** EXTRACTED ENTRIES **
+---+

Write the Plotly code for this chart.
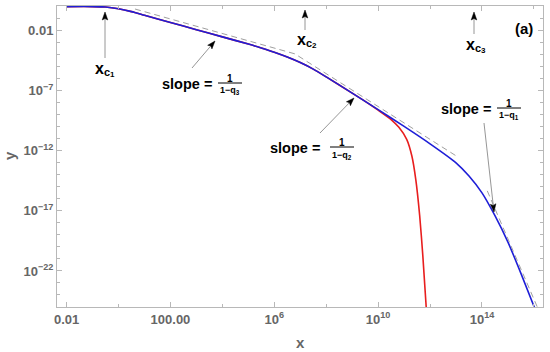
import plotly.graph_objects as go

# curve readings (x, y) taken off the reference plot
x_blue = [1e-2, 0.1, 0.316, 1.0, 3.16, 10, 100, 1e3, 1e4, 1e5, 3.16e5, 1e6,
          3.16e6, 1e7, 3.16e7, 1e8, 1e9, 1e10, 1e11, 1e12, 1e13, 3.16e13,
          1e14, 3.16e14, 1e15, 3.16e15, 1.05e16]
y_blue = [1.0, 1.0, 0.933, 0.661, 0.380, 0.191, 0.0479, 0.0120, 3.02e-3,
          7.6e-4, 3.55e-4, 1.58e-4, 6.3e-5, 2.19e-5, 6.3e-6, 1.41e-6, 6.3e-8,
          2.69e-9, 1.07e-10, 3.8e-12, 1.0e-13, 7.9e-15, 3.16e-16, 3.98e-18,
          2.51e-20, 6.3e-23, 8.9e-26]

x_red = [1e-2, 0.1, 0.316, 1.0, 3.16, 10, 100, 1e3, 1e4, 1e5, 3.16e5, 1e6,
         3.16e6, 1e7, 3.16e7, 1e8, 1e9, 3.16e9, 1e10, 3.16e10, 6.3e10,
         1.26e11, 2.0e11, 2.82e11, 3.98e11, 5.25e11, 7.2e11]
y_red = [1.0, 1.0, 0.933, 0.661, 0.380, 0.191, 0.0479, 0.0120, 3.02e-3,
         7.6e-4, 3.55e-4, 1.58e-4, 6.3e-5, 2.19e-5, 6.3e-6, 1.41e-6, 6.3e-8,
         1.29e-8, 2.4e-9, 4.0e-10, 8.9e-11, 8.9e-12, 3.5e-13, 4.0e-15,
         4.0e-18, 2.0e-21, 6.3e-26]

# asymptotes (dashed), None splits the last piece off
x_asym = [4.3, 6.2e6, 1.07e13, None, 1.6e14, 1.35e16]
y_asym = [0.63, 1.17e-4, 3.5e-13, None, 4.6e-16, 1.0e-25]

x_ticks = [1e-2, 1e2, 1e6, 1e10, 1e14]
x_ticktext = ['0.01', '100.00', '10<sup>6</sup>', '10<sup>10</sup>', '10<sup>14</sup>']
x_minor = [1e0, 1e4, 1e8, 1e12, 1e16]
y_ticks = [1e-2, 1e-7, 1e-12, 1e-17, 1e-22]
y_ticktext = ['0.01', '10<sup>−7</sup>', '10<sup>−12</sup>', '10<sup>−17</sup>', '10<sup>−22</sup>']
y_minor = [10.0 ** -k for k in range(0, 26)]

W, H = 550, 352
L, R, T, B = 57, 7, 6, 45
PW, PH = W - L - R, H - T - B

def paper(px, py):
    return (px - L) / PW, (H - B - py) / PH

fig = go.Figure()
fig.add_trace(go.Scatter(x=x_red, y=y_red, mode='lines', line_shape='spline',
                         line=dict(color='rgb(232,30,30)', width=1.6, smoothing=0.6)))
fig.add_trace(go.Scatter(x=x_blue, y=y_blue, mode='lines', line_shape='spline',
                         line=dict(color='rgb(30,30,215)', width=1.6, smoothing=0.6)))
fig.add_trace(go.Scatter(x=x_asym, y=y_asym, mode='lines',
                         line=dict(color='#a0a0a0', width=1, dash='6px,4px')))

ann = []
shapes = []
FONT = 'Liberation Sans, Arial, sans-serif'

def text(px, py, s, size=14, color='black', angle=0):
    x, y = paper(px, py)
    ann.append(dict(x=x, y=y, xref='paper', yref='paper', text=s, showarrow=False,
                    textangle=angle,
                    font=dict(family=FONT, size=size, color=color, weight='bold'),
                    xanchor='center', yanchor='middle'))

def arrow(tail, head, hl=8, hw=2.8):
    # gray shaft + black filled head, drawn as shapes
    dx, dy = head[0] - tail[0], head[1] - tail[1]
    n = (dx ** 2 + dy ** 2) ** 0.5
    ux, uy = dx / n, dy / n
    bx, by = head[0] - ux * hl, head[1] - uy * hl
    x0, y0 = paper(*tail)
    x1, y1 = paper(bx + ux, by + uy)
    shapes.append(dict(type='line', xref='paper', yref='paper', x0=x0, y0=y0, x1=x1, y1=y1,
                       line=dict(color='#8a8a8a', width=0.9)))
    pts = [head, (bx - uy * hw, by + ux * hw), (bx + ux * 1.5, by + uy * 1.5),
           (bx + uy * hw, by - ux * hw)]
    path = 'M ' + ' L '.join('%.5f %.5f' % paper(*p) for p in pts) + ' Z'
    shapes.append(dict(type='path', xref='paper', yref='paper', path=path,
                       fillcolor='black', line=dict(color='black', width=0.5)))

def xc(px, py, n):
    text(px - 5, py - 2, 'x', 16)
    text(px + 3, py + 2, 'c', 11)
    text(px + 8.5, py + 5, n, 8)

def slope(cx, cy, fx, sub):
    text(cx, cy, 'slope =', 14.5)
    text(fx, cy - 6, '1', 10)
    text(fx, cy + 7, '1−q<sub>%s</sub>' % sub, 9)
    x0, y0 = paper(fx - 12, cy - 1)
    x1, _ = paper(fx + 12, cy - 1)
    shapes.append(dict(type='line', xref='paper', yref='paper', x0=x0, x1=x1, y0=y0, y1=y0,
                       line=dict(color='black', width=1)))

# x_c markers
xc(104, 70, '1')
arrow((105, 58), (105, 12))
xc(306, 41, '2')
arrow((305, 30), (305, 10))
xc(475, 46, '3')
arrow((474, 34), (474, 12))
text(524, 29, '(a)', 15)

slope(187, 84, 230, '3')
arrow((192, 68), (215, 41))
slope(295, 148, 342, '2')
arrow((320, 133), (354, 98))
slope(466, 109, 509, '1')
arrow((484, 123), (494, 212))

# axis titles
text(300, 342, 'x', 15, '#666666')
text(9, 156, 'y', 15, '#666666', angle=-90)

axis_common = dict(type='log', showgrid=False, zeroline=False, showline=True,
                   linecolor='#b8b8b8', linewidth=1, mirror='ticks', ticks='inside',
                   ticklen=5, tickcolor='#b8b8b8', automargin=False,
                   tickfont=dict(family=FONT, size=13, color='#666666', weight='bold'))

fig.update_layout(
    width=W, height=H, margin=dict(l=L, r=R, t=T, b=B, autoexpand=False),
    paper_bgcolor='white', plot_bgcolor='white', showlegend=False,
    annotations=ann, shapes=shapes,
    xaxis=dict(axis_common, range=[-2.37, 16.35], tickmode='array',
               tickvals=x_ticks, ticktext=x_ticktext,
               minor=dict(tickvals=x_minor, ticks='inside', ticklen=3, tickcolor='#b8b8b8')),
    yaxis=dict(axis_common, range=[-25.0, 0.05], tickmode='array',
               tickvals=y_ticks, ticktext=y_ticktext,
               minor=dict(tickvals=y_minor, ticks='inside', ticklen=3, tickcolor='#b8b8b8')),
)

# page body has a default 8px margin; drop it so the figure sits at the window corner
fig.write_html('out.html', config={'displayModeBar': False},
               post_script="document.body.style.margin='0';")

+---+

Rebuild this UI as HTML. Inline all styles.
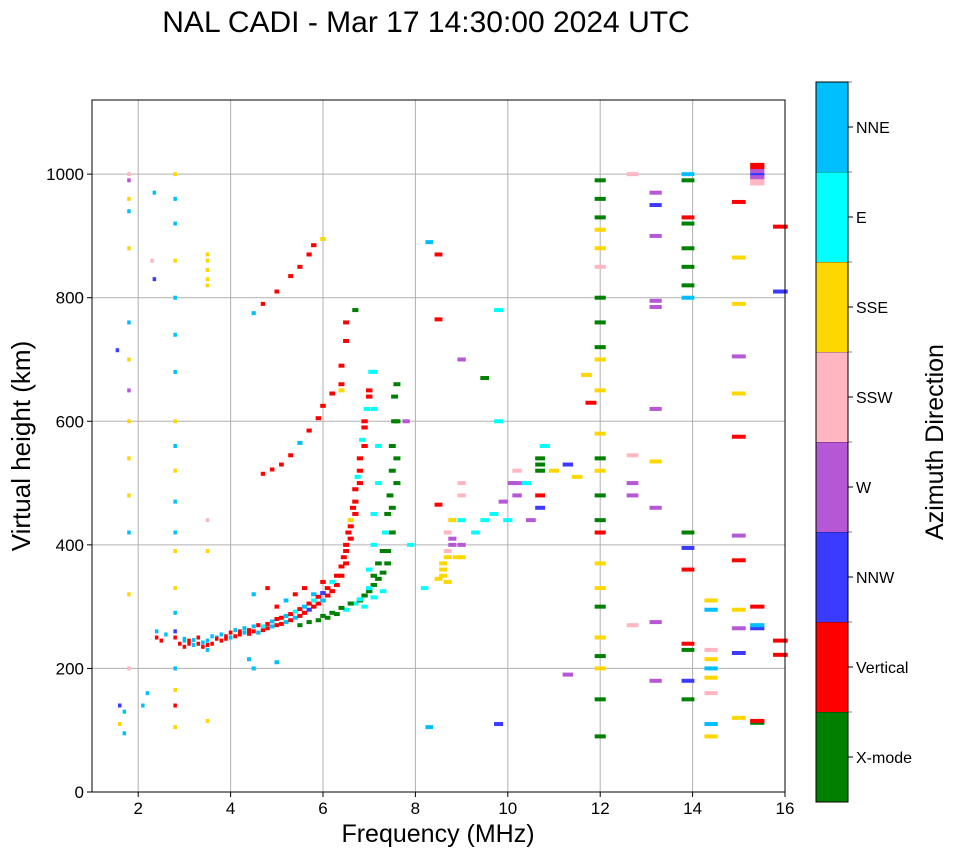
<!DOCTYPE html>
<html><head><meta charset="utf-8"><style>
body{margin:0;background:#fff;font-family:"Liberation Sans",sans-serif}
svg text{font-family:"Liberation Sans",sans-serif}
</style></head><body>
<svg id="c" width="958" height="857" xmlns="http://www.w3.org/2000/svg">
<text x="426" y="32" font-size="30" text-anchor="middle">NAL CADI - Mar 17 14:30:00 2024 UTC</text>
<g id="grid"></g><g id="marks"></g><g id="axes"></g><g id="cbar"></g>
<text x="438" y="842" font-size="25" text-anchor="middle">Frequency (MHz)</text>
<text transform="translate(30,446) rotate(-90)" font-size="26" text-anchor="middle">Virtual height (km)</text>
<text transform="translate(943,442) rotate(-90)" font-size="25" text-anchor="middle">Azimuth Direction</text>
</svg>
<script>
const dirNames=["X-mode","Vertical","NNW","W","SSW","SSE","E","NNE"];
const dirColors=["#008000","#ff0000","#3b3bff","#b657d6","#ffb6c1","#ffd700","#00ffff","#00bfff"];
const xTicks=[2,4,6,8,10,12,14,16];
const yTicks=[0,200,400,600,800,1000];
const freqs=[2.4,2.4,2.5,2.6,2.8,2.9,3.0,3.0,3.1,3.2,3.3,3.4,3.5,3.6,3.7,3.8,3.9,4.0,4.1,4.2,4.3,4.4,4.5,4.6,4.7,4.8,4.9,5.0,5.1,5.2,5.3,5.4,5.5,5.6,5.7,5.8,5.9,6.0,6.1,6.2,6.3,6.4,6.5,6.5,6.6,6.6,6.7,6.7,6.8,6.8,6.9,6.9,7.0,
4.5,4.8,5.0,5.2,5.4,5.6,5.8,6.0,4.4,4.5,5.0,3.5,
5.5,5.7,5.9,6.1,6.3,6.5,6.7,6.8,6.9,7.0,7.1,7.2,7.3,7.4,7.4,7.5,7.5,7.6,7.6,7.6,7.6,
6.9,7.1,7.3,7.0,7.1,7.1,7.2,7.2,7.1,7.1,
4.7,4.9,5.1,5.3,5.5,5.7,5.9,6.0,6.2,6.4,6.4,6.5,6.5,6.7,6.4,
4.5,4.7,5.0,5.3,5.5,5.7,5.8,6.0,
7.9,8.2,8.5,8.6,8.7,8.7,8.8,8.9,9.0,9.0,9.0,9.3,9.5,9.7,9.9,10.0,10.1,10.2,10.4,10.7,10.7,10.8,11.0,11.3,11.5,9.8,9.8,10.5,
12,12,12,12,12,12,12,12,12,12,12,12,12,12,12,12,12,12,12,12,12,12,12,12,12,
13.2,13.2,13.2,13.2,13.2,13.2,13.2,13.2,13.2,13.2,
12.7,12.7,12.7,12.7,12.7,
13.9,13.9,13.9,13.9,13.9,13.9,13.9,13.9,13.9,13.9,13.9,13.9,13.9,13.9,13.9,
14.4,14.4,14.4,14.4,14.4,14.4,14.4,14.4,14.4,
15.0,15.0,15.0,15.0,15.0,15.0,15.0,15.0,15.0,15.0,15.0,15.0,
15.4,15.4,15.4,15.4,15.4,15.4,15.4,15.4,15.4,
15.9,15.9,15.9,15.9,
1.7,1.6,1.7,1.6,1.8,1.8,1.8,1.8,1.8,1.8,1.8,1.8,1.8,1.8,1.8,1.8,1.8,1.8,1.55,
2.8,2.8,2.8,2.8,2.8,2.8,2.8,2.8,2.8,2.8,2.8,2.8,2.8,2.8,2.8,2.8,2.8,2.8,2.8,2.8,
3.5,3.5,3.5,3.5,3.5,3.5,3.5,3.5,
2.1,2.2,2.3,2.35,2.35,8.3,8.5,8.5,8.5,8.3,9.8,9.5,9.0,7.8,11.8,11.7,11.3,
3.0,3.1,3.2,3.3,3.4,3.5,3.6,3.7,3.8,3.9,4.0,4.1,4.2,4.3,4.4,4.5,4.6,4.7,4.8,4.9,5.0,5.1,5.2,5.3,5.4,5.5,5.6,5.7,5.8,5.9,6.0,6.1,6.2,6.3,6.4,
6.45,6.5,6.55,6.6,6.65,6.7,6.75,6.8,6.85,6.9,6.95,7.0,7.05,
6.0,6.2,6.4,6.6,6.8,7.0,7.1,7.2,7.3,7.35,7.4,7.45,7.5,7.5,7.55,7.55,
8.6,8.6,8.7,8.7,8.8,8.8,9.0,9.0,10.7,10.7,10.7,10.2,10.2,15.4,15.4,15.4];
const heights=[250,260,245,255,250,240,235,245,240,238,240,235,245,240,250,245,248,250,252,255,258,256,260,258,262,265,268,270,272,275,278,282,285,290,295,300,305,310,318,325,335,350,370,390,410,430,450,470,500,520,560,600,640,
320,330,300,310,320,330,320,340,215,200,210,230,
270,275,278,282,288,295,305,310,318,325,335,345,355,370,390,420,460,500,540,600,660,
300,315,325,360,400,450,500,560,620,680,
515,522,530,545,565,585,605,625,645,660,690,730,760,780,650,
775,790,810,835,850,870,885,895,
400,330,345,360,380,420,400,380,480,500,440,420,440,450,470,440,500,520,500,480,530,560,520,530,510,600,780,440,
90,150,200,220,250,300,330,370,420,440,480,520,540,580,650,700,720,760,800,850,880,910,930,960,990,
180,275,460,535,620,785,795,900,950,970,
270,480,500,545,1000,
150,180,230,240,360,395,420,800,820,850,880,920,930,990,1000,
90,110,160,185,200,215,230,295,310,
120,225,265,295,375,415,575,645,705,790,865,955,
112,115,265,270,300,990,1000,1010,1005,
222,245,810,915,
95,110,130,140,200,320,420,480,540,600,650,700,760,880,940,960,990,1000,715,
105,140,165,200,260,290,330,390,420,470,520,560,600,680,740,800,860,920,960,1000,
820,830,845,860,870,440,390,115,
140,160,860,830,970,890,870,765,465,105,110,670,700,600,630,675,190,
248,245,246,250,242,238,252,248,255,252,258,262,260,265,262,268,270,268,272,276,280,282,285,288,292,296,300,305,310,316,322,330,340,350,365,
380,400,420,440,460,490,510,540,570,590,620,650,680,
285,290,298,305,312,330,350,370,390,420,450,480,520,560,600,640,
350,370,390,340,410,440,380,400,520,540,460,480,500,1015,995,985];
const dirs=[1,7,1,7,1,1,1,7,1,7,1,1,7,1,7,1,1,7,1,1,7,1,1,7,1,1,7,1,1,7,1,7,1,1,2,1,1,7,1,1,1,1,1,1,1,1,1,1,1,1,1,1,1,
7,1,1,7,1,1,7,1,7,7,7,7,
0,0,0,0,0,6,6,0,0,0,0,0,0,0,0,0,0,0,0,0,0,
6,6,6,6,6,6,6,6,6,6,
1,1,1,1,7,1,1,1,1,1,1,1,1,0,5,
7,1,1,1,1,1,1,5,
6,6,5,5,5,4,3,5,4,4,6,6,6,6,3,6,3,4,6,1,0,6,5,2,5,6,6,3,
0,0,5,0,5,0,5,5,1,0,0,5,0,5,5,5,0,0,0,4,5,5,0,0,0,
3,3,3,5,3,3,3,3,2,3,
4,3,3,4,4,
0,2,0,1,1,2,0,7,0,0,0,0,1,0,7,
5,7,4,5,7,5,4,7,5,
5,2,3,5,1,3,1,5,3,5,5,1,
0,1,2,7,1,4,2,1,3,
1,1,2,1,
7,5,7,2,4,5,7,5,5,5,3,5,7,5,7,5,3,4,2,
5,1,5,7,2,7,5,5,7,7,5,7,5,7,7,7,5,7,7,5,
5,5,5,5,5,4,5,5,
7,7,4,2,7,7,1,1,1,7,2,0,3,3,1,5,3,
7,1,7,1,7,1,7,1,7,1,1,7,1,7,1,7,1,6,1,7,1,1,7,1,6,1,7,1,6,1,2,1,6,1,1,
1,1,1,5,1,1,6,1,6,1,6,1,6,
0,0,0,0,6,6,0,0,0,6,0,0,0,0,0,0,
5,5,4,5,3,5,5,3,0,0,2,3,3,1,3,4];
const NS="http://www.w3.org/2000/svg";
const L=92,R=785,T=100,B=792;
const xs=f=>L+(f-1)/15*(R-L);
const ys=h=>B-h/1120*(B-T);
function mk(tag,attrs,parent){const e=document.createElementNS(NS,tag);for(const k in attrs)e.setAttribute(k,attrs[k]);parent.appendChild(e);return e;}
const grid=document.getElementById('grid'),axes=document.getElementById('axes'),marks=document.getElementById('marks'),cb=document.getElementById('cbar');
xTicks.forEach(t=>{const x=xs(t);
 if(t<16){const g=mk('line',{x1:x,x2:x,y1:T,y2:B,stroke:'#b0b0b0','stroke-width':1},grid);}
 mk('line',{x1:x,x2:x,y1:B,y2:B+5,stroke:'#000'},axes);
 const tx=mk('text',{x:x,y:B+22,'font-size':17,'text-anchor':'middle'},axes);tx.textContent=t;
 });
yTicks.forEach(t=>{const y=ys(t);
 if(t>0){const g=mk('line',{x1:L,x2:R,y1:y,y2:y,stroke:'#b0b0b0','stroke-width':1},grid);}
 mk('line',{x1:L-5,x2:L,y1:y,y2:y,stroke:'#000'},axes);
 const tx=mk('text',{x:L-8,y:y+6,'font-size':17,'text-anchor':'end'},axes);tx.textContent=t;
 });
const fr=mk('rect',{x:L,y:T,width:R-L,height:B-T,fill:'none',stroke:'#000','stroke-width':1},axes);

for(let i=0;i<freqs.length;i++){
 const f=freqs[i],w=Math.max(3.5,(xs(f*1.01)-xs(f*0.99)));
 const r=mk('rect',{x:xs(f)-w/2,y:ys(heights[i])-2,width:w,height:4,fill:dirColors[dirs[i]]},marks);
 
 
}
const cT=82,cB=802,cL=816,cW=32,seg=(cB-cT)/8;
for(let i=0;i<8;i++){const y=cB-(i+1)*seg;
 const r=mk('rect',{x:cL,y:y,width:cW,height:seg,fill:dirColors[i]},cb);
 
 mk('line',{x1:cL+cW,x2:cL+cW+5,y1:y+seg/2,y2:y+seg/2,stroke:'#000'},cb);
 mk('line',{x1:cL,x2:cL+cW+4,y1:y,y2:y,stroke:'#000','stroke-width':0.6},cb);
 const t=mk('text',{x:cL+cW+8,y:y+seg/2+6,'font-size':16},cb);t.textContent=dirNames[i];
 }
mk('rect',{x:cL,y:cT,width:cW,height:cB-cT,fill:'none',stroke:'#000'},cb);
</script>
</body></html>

+---+

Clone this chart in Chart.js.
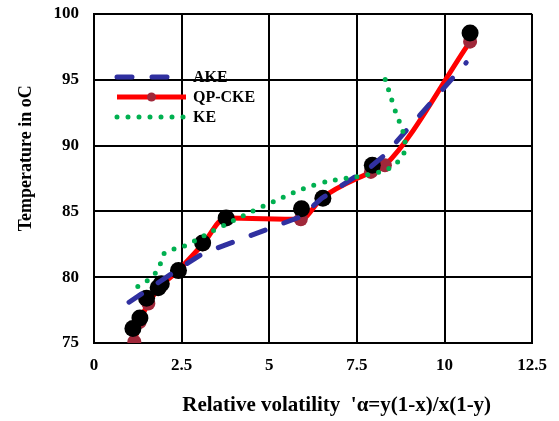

+---+

** BRIEF **
Only the lines from "Write the Plotly code for this chart." through "4.0e-18, 2.0e-21, 6.3e-26]" should appear in your output, copied exactly with both end lines, and with no pictures.

** WRITTEN ANSWER **
Write the Plotly code for this chart.
import plotly.graph_objects as go

# curve readings (x, y) taken off the reference plot
x_blue = [1e-2, 0.1, 0.316, 1.0, 3.16, 10, 100, 1e3, 1e4, 1e5, 3.16e5, 1e6,
          3.16e6, 1e7, 3.16e7, 1e8, 1e9, 1e10, 1e11, 1e12, 1e13, 3.16e13,
          1e14, 3.16e14, 1e15, 3.16e15, 1.05e16]
y_blue = [1.0, 1.0, 0.933, 0.661, 0.380, 0.191, 0.0479, 0.0120, 3.02e-3,
          7.6e-4, 3.55e-4, 1.58e-4, 6.3e-5, 2.19e-5, 6.3e-6, 1.41e-6, 6.3e-8,
          2.69e-9, 1.07e-10, 3.8e-12, 1.0e-13, 7.9e-15, 3.16e-16, 3.98e-18,
          2.51e-20, 6.3e-23, 8.9e-26]

x_red = [1e-2, 0.1, 0.316, 1.0, 3.16, 10, 100, 1e3, 1e4, 1e5, 3.16e5, 1e6,
         3.16e6, 1e7, 3.16e7, 1e8, 1e9, 3.16e9, 1e10, 3.16e10, 6.3e10,
         1.26e11, 2.0e11, 2.82e11, 3.98e11, 5.25e11, 7.2e11]
y_red = [1.0, 1.0, 0.933, 0.661, 0.380, 0.191, 0.0479, 0.0120, 3.02e-3,
         7.6e-4, 3.55e-4, 1.58e-4, 6.3e-5, 2.19e-5, 6.3e-6, 1.41e-6, 6.3e-8,
         1.29e-8, 2.4e-9, 4.0e-10, 8.9e-11, 8.9e-12, 3.5e-13, 4.0e-15,
         4.0e-18, 2.0e-21, 6.3e-26]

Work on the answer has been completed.